Similarly, Five Nights at Freddy’s is another game that has led to tons of fan games. Not only did the game create a new genre of horror games, but many have latched onto the animatronic concept also.
These cash-ins can have a negative impact on the game industry and the original developers. They can potentially pull willing customers away from the original game or mislead them, pretending to be the original. If the fan game isn’t as good, players might think the original is just like it and never give it a chance.
What Happens When a Game Company Notices a Fan Game
Fan games sit in a weird part of the gaming industry. If it’s small enough and is free, most game companies won’t bother. But, if a game starts to get any amount of attention, that is when a game company takes action.
Now, in instances like with Nintendo, they will probably send a cease-and-desist letter and try to take down any footage of the game. Other companies, like Five Nights at Freddy’s developer Scott Cawthon, is cool with fan games as long as they don’t infringe on his characters and branding. Finally, some companies like Sega are cool with people creating Sonic fan games and even somewhat encourage them.
But, the most common action is the one Nintendo takes: trying to shut them down. So, the fans behind the game have a choice: either they shut down the game, or they have to change enough of the game so it doesn’t infringe on the company’s properties.

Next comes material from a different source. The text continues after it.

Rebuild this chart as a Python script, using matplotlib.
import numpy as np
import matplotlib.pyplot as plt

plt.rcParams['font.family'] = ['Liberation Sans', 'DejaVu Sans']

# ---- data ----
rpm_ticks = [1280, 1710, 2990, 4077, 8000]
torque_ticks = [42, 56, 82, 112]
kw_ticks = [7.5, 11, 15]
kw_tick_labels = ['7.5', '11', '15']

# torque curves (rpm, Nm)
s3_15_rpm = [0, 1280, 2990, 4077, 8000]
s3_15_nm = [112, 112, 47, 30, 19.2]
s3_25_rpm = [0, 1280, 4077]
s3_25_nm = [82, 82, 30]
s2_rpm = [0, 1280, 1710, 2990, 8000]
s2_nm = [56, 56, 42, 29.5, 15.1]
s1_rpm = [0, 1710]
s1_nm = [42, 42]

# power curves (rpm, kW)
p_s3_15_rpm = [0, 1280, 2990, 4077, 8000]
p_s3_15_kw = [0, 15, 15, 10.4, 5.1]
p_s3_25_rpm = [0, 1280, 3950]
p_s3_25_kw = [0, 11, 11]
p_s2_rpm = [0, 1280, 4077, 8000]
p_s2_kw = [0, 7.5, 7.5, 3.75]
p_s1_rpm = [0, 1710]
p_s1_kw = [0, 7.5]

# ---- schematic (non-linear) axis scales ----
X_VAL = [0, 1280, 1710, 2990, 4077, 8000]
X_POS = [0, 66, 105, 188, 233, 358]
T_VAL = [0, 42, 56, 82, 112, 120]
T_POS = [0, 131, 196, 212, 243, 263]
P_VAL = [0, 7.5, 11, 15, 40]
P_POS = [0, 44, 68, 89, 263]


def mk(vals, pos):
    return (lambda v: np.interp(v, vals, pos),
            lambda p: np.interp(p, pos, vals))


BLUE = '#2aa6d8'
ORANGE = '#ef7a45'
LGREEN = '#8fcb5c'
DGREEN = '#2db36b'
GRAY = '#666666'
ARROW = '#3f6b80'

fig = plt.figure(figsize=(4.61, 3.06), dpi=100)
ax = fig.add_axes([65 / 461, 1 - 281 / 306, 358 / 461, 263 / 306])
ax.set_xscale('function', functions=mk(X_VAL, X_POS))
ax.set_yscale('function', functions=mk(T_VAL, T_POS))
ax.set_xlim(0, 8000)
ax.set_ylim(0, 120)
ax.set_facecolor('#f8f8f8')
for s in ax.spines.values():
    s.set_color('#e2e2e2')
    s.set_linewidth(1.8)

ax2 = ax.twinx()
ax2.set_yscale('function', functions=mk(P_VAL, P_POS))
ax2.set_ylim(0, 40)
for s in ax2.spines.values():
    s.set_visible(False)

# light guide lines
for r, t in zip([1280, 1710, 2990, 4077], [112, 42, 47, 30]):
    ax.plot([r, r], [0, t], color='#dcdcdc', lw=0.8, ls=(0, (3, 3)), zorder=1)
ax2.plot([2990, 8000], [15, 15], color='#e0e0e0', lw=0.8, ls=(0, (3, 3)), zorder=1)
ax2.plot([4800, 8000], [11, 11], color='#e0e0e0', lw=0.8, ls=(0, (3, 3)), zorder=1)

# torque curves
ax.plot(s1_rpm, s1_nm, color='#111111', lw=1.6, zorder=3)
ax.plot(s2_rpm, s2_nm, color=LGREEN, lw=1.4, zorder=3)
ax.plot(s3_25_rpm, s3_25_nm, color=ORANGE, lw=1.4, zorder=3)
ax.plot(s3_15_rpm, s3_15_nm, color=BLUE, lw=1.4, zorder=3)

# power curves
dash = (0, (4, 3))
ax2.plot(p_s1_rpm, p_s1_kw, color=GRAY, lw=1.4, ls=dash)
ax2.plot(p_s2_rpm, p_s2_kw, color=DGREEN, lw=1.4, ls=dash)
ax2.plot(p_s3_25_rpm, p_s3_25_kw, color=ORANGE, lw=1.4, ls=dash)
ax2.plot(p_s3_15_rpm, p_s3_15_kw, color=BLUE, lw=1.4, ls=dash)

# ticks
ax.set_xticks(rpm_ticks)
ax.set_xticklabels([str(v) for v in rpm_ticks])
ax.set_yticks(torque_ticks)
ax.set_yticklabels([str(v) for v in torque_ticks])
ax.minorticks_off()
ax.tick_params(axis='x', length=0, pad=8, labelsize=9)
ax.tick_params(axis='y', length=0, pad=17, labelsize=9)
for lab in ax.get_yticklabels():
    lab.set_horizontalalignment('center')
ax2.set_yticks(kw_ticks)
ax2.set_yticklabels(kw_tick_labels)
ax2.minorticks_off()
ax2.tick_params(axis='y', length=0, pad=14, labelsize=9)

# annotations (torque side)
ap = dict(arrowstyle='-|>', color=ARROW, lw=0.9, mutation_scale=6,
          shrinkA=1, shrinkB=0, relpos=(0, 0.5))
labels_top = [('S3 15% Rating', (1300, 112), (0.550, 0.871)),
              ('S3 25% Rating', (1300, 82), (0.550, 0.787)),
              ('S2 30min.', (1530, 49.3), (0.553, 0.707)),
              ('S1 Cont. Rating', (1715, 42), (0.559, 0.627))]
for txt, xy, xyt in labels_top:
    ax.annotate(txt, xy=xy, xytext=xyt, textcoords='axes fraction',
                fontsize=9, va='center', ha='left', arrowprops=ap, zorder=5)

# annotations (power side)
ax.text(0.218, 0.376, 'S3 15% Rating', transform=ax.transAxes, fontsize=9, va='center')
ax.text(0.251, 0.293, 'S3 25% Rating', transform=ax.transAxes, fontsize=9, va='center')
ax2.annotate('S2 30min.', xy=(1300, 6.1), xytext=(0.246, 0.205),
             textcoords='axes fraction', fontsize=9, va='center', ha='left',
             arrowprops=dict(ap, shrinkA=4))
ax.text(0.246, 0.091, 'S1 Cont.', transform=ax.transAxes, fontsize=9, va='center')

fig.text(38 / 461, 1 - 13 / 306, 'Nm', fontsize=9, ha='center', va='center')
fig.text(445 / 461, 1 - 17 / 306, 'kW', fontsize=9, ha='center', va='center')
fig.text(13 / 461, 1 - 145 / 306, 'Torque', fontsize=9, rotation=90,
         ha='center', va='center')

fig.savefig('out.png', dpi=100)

A prime example of this was one fan creating a Legend of Zelda Maker game, similar to Nintendo’s Super Mario Maker. After receiving a cease and desist letter, he transformed his original idea to just make a top down adventure game similar to Zelda but without any of the characters or sprites.
The Dangers of Fan Games
Fan games do pose some dangers to gamers. Anytime you look at downloading one, either to your phone or computer, you are downloading a program made by a stranger. Many fan games are designed to disguise dangerous malware meant to attack smartphones. Always be cautious of downloading a game from an untrusted source, even if it’s hosted on a trusted service like the Google Play store.
In some instances, fan games could present a real financial issue to companies too. This is especially concerning in instances where a fan game, like a graphically updated Metroid, might pull sales away from the original creators. While it might be hard to feel bad for a massive corporation like Nintendo, this same type of thing could happen to small independent developers too — people who desperately need every sale they can get.
Modding and the Future of Fan Games
Modding brings a different ability to influence their favorite games. They can inject their own ideas directly into games, with some actually encouraging it. Not only can mods be used to fix problems and bugs in games, they can bring new gameplay items and drastically change cosmetic elements. One example of this is being able to inject characters from different franchises into the same game. Modding has even become so popular that it is starting to come to consoles, in a limited fashion.
As modding becomes more normal in games, smart game developers will encourage it. One great example of this is the developer of the XCOM games paying attention to what people were saying on social media about the fan made Long War mod. For their most recent game, XCOM 2, they even supported and encouraged the same people to make another mod for it. Not only does this show a developer cares about their game for the long term, but that they are connected to their fans.
Hopefully, the world of fan games can continue, as it leads to more people getting involved in game development. One great success story is Toby Fox, the creator of Undertale. One of his first experiences in game development was creating a fan ROM hack of the game Earthbound. Now, he is the holder of multiple game awards and famous in indie game development.